**Description of the task**
Take the listing from its first line through the line that contains "first_day = -1.5" and please retype those lines exactly, leaving out the pictures.

**Given records**

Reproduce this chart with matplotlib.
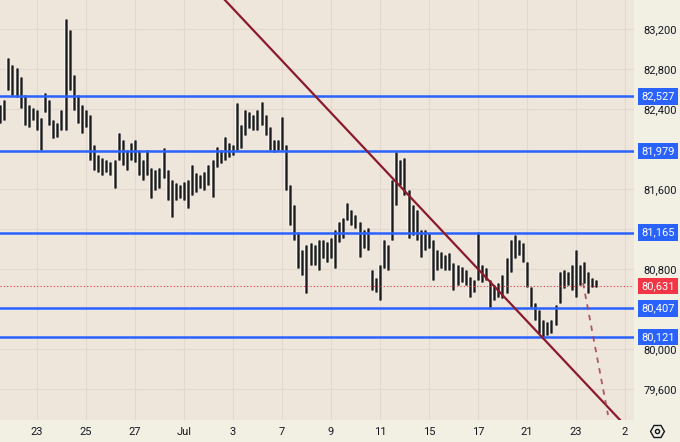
import numpy as np
import matplotlib.pyplot as plt
from matplotlib.lines import Line2D
import matplotlib.transforms as mtransforms

plt.rcParams['font.family'] = ['Roboto', 'DejaVu Sans']

# hourly-ish bars, 6 per trading day, first bar 1.5 days before the "23" tick
bars_per_day = 6
first_day = -1.5

highs = [82440, 82490, 82910, 82840, 82810, 82720, 82540, 82440, 82410, 82390,
         82310, 82560, 82490, 82290, 82260, 82390, 83300, 83190, 82740, 82540,
         82440, 82390, 82340, 82040, 81940, 81910, 81890, 81870, 81890, 82160,
         82090, 81990, 82060, 82090, 81990, 81890, 81990, 81810, 81790, 81810,
         82010, 81790, 81690, 81660, 81640, 81670, 81690, 81840, 81760, 81740,
         81770, 81840, 81890, 82020, 81990, 82120, 82060, 82040, 82460, 82240,
         82390, 82370, 82340, 82390, 82470, 82340, 82220, 82090, 82090, 82320,
         82040, 81640, 81440, 81170, 80990, 81040, 81060, 81040, 81090, 81090,
         81070, 81110, 81190, 81270, 81310, 81460, 81390, 81340, 81270, 81190,
         81210, 80790, 80710, 80840, 81090, 81040, 81690, 81970, 81890, 81910,
         81590, 81440, 81390, 81190, 81190, 81160, 81090, 80990, 80970, 80940,
         80960, 80860, 80840, 80820, 80790, 80720, 80690, 81170, 80840, 80810,
         80690, 80640, 80660, 80740, 80910, 81090, 81140, 81090, 81060, 80870,
         80620, 80460, 80390, 80290, 80270, 80290, 80440, 80770, 80790, 80770,
         80840, 80990, 80840, 80870, 80770, 80710, 80690]
lows = [82260, 82290, 82590, 82540, 82520, 82410, 82240, 82220, 82290, 82190,
        81990, 82370, 82240, 82110, 82120, 82190, 82190, 82590, 82390, 82260,
        82160, 82220, 81890, 81790, 81770, 81740, 81770, 81740, 81610, 81890,
        81840, 81790, 81890, 81870, 81740, 81690, 81740, 81510, 81590, 81610,
        81710, 81490, 81320, 81490, 81510, 81490, 81410, 81540, 81570, 81610,
        81590, 81640, 81520, 81820, 81860, 81890, 81920, 81940, 81990, 82010,
        82140, 82210, 82190, 82190, 82240, 82140, 81990, 81970, 81990, 81990,
        81590, 81240, 81090, 80810, 80740, 80560, 80840, 80840, 80790, 80910,
        80870, 80910, 80810, 81070, 81110, 81290, 81240, 81210, 80920, 81010,
        80990, 80590, 80570, 80490, 80810, 80790, 81090, 81440, 81640, 81540,
        81110, 81140, 81090, 80920, 80990, 81010, 80690, 80790, 80810, 80790,
        80790, 80590, 80640, 80670, 80640, 80520, 80570, 80690, 80670, 80690,
        80420, 80490, 80520, 80510, 80560, 80770, 80910, 80940, 80870, 80620,
        80420, 80290, 80160, 80120, 80140, 80160, 80240, 80460, 80610, 80640,
        80590, 80520, 80640, 80660, 80560, 80620, 80620]

levels = [82527, 81979, 81165, 80407, 80121]
last_price = 80631

# trend line anchors (day index, price) and the dashed projection
trend_pts = [(7.67, 83490), (23.80, 79290)]
proj_pts = [(22.29, 80660), (23.31, 79340)]

xtick_days = [0, 2, 4, 6, 8, 10, 12, 14, 16, 18, 20, 22, 24]
xtick_labels = ['23', '25', '27', 'Jul', '3', '7', '9', '11', '15', '17', '21', '23', '2']
ytick_vals = [79600, 80000, 80800, 81200, 81600, 82400, 82800, 83200]

W, H = 680, 442
fig = plt.figure(figsize=(6.8, 4.42), dpi=100)
fig.patch.set_facecolor('#F2F0E2')
ax = fig.add_axes([0, 22 / H, 634 / W, 420 / H])
ax.set_facecolor('#EEE5DB')

x = first_day + np.arange(len(highs)) / bars_per_day
ax.vlines(x, lows, highs, color='white', lw=3.0, alpha=0.55, zorder=3)
ax.vlines(x, lows, highs, color='#4d4d4d', lw=2.0, zorder=4)
ax.vlines(x, lows, highs, color='#1a1a1a', lw=0.7, zorder=4)

for lv in levels:
    ax.axhline(lv, color='#2962FF', lw=1.8, zorder=5)
ax.axhline(last_price, color='#F23645', lw=0.8, ls=(0, (1, 2)), zorder=5)

(tx0, ty0), (tx1, ty1) = trend_pts
ax.plot([tx0, tx1], [ty0, ty1], color='#8B1A2C', lw=1.6, zorder=6)
(px0, py0), (px1, py1) = proj_pts
ax.plot([px0, px1], [py0, py1], color='#A0404F', lw=1.3, ls=(0, (3, 3)), alpha=0.85, zorder=6)

ax.set_xlim(-1.51, 24.37)
ax.set_ylim(79290, 83490)

ax.set_xticks(xtick_days)
ax.set_xticklabels(xtick_labels)
ax.set_yticks(ytick_vals)
ax.set_yticklabels([f'{v:,}' for v in ytick_vals])
ax.yaxis.tick_right()
ax.tick_params(axis='both', length=0, labelsize=8, colors='#131722')
ax.tick_params(axis='y', pad=7)
ax.tick_params(axis='x', pad=5)
ax.grid(True, color='#E2D8CD', lw=0.8, zorder=0)
ax.set_axisbelow(True)
for s in ax.spines.values():
    s.set_visible(False)

# price labels on the right scale
trans = mtransforms.blended_transform_factory(ax.transAxes, ax.transData)
for lv in levels:
    ax.text(1.011, lv, f'{lv:,}', transform=trans, ha='left', va='center',
            fontsize=8, color='white', clip_on=False, zorder=10,
            bbox=dict(boxstyle='square,pad=0.3', fc='#2962FF', ec='none'))
ax.text(1.011, last_price, f'{last_price:,}', transform=trans, ha='left', va='center',
        fontsize=8, color='white', clip_on=False, zorder=10,
        bbox=dict(boxstyle='square,pad=0.3', fc='#F23645', ec='none'))

# settings icon bottom right
fig.add_artist(Line2D([657 / W], [1 - 431 / H], marker='H', ms=10, mfc='none',
                      mec='#131722', mew=1.0, transform=fig.transFigure))
fig.add_artist(Line2D([657 / W], [1 - 431 / H], marker='o', ms=3, mfc='none',
                      mec='#131722', mew=1.0, transform=fig.transFigure))

fig.savefig('out.png', dpi=100, facecolor=fig.get_facecolor())
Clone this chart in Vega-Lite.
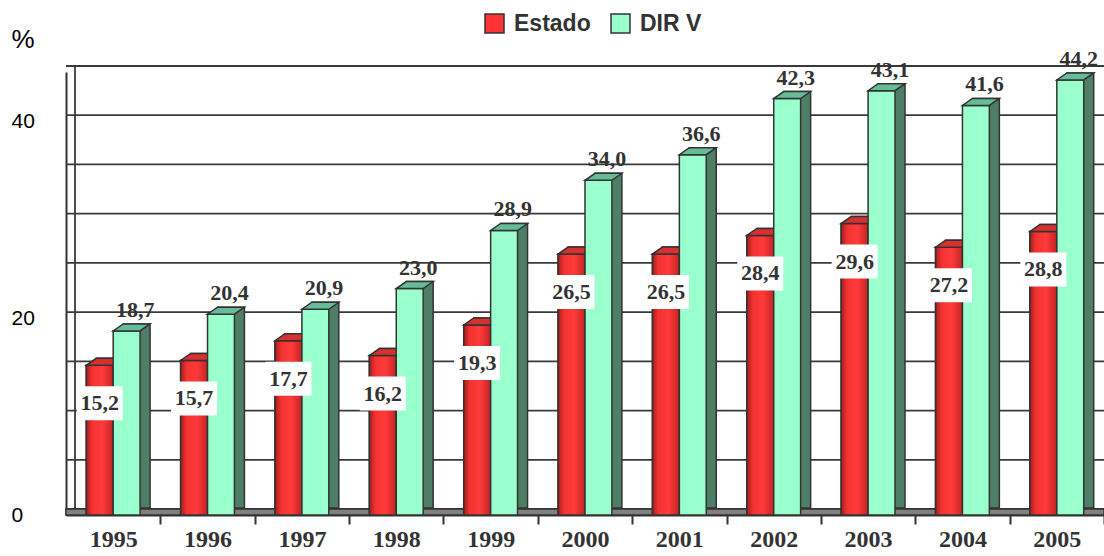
{
  "$schema": "https://vega.github.io/schema/vega-lite/v6.json",
  "width": 1038,
  "height": 443,
  "autosize": {"type": "none"},
  "padding": {"left": 66, "top": 72, "right": 0, "bottom": 41},
  "background": "white",
  "datasets": {
    "main": [
      {"year": "1995", "series": "Estado", "value": 15.2, "label": "15,2"},
      {"year": "1996", "series": "Estado", "value": 15.7, "label": "15,7"},
      {"year": "1997", "series": "Estado", "value": 17.7, "label": "17,7"},
      {"year": "1998", "series": "Estado", "value": 16.2, "label": "16,2"},
      {"year": "1999", "series": "Estado", "value": 19.3, "label": "19,3"},
      {"year": "2000", "series": "Estado", "value": 26.5, "label": "26,5"},
      {"year": "2001", "series": "Estado", "value": 26.5, "label": "26,5"},
      {"year": "2002", "series": "Estado", "value": 28.4, "label": "28,4"},
      {"year": "2003", "series": "Estado", "value": 29.6, "label": "29,6"},
      {"year": "2004", "series": "Estado", "value": 27.2, "label": "27,2"},
      {"year": "2005", "series": "Estado", "value": 28.8, "label": "28,8"},
      {"year": "1995", "series": "DIR V", "value": 18.7, "label": "18,7"},
      {"year": "1996", "series": "DIR V", "value": 20.4, "label": "20,4"},
      {"year": "1997", "series": "DIR V", "value": 20.9, "label": "20,9"},
      {"year": "1998", "series": "DIR V", "value": 23.0, "label": "23,0"},
      {"year": "1999", "series": "DIR V", "value": 28.9, "label": "28,9"},
      {"year": "2000", "series": "DIR V", "value": 34.0, "label": "34,0"},
      {"year": "2001", "series": "DIR V", "value": 36.6, "label": "36,6"},
      {"year": "2002", "series": "DIR V", "value": 42.3, "label": "42,3"},
      {"year": "2003", "series": "DIR V", "value": 43.1, "label": "43,1"},
      {"year": "2004", "series": "DIR V", "value": 41.6, "label": "41,6"},
      {"year": "2005", "series": "DIR V", "value": 44.2, "label": "44,2"}
    ],
    "grid": [{"v": 0}, {"v": 5}, {"v": 10}, {"v": 15}, {"v": 20}, {"v": 25}, {"v": 30}, {"v": 35}, {"v": 40}, {"v": 45}],
    "one": [{"k": 1}]
  },
  "data": {"name": "main"},
  "config": {
    "view": {"stroke": null},
    "legend": {
      "orient": "none",
      "legendX": 417,
      "legendY": -60,
      "direction": "horizontal",
      "padding": 0,
      "symbolType": "square",
      "symbolSize": 361,
      "symbolStrokeColor": "#333333",
      "symbolStrokeWidth": 1.5,
      "symbolOpacity": 1,
      "labelFont": "Liberation Sans",
      "labelFontWeight": "bold",
      "labelFontSize": 23,
      "labelColor": "#333333",
      "labelOffset": 8,
      "columnPadding": 17,
      "labelLimit": 300
    }
  },
  "layer": [
    {
      "data": {"name": "grid"},
      "mark": {"type": "rule", "color": "#3a3a3a", "strokeWidth": 1.8, "xOffset": 9, "yOffset": -6},
      "encoding": {
        "y": {
          "field": "v", "type": "quantitative",
          "scale": {"domain": [0, 45], "nice": false, "zero": true},
          "axis": {
            "values": [0, 20, 40],
            "grid": false, "ticks": false, "tickSize": 0,
            "domain": true, "domainColor": "#333333", "domainWidth": 2,
            "labelAlign": "left", "labelPadding": 55, "labelBaseline": "middle",
            "labelFont": "Liberation Sans", "labelFontSize": 21, "labelColor": "#000000",
            "title": "%", "titleAngle": 0, "titleAlign": "left", "titleBaseline": "alphabetic",
            "titleX": -55, "titleY": -25,
            "titleFont": "Liberation Sans", "titleFontSize": 26, "titleFontWeight": "normal", "titleColor": "#000000"
          }
        }
      }
    },
    {
      "data": {"name": "one"},
      "mark": {"type": "rule", "color": "#3a3a3a", "strokeWidth": 1.8, "xOffset": 9, "yOffset": -6, "y2Offset": -6},
      "encoding": {
        "x": {"value": 0},
        "y": {"datum": 0, "type": "quantitative"},
        "y2": {"datum": 45}
      }
    },
    {
      "data": {"name": "one"},
      "mark": {"type": "rect", "fill": "#808080", "stroke": "#333333", "strokeWidth": 1.5, "y2Offset": -6},
      "encoding": {
        "y": {"datum": 0, "type": "quantitative"},
        "y2": {"datum": 0}
      }
    },
    {
      "transform": [{"filter": "datum.series === 'Estado'"}],
      "mark": {"type": "bar", "width": 26.9, "fill": "#7a1a1a", "stroke": "#333333", "strokeWidth": 1.5, "xOffset": -3.45, "yOffset": -7, "y2Offset": -7},
      "encoding": {
        "x": {"field": "year", "type": "nominal", "scale": {"paddingInner": 0.43, "paddingOuter": 0.215}},
        "y": {"field": "value", "type": "quantitative"}
      }
    },
    {
      "transform": [{"filter": "datum.series === 'Estado'"}],
      "mark": {"type": "bar", "width": 26.9, "stroke": "#333333", "strokeWidth": 1.5, "opacity": 1, "xOffset": -13.45},
      "encoding": {
        "x": {
          "field": "year", "type": "nominal",
          "axis": {
            "title": null, "labelAngle": 0, "labelAlign": "center",
            "labelFont": "Liberation Serif", "labelFontWeight": "bold", "labelFontSize": 24, "labelColor": "#333333",
            "labelPadding": 3, "labelBaseline": "top",
            "ticks": true, "tickSize": 9, "tickColor": "#333333", "tickWidth": 2,
            "tickOffset": 47.18, "labelOffset": -47.18,
            "domain": true, "domainColor": "#333333", "domainWidth": 2
          }
        },
        "y": {"field": "value", "type": "quantitative"},
        "color": {
          "field": "series", "type": "nominal",
          "scale": {"domain": ["Estado", "DIR V"], "range": ["#ff3333", "#99ffcc"]},
          "legend": {"title": null}
        }
      }
    },
    {
      "transform": [{"filter": "datum.series === 'Estado'"}],
      "mark": {
        "type": "bar", "width": 26.9, "stroke": "#333333", "strokeWidth": 1.5, "xOffset": -13.45,
        "fill": {
          "gradient": "linear", "x1": 0, "x2": 1, "y1": 0, "y2": 0,
          "stops": [
            {"offset": 0, "color": "#a81c1c"},
            {"offset": 0.22, "color": "#f23232"},
            {"offset": 0.6, "color": "#ff3a3a"},
            {"offset": 1, "color": "#c42424"}
          ]
        }
      },
      "encoding": {
        "x": {"field": "year", "type": "nominal"},
        "y": {"field": "value", "type": "quantitative"}
      }
    },
    {
      "transform": [{"filter": "datum.series === 'Estado'"}],
      "mark": {"type": "point", "shape": "M-13.45,0L13.45,0L23.45,-7L-3.45,-7Z", "size": 4, "filled": true, "fill": "#d63030", "stroke": "#333333", "strokeWidth": 1.5, "opacity": 1, "xOffset": -13.45},
      "encoding": {
        "x": {"field": "year", "type": "nominal"},
        "y": {"field": "value", "type": "quantitative"}
      }
    },
    {
      "transform": [{"filter": "datum.series === 'DIR V'"}],
      "mark": {"type": "bar", "width": 26.9, "fill": "#4e7f66", "stroke": "#333333", "strokeWidth": 1.5, "xOffset": 23.45, "yOffset": -7, "y2Offset": -7},
      "encoding": {
        "x": {"field": "year", "type": "nominal"},
        "y": {"field": "value", "type": "quantitative"}
      }
    },
    {
      "transform": [{"filter": "datum.series === 'DIR V'"}],
      "mark": {"type": "bar", "width": 26.9, "stroke": "#333333", "strokeWidth": 1.5, "opacity": 1, "xOffset": 13.45},
      "encoding": {
        "x": {"field": "year", "type": "nominal"},
        "y": {"field": "value", "type": "quantitative"},
        "color": {"field": "series", "type": "nominal", "legend": {"title": null}}
      }
    },
    {
      "transform": [{"filter": "datum.series === 'DIR V'"}],
      "mark": {"type": "point", "shape": "M-13.45,0L13.45,0L23.45,-7L-3.45,-7Z", "size": 4, "filled": true, "fill": "#66bb99", "stroke": "#333333", "strokeWidth": 1.5, "opacity": 1, "xOffset": 13.45},
      "encoding": {
        "x": {"field": "year", "type": "nominal"},
        "y": {"field": "value", "type": "quantitative"}
      }
    },
    {
      "transform": [{"filter": "datum.series === 'DIR V'"}],
      "mark": {"type": "text", "font": "Liberation Serif", "fontWeight": "bold", "fontSize": 22, "color": "#333333", "baseline": "alphabetic", "align": "center", "dx": 22, "dy": -14},
      "encoding": {
        "x": {"field": "year", "type": "nominal"},
        "y": {"field": "value", "type": "quantitative"},
        "text": {"field": "label"}
      }
    },
    {
      "transform": [{"filter": "datum.series === 'Estado'"}],
      "mark": {"type": "point", "shape": "M-23,-17L23,-17L23,17L-23,17Z", "size": 4, "filled": true, "fill": "#ffffff", "strokeWidth": 0, "opacity": 1, "xOffset": -13.45, "yOffset": 38},
      "encoding": {
        "x": {"field": "year", "type": "nominal"},
        "y": {"field": "value", "type": "quantitative"}
      }
    },
    {
      "transform": [{"filter": "datum.series === 'Estado'"}],
      "mark": {"type": "text", "font": "Liberation Serif", "fontWeight": "bold", "fontSize": 22, "color": "#333333", "baseline": "middle", "align": "center", "dx": -13.45, "dy": 38},
      "encoding": {
        "x": {"field": "year", "type": "nominal"},
        "y": {"field": "value", "type": "quantitative"},
        "text": {"field": "label"}
      }
    }
  ]
}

**The solution**
Reproduce this chart with matplotlib.
import numpy as np
import matplotlib.pyplot as plt
from matplotlib.lines import Line2D
import matplotlib.transforms as mtransforms

plt.rcParams['font.family'] = ['Roboto', 'DejaVu Sans']

# hourly-ish bars, 6 per trading day, first bar 1.5 days before the "23" tick
bars_per_day = 6
first_day = -1.5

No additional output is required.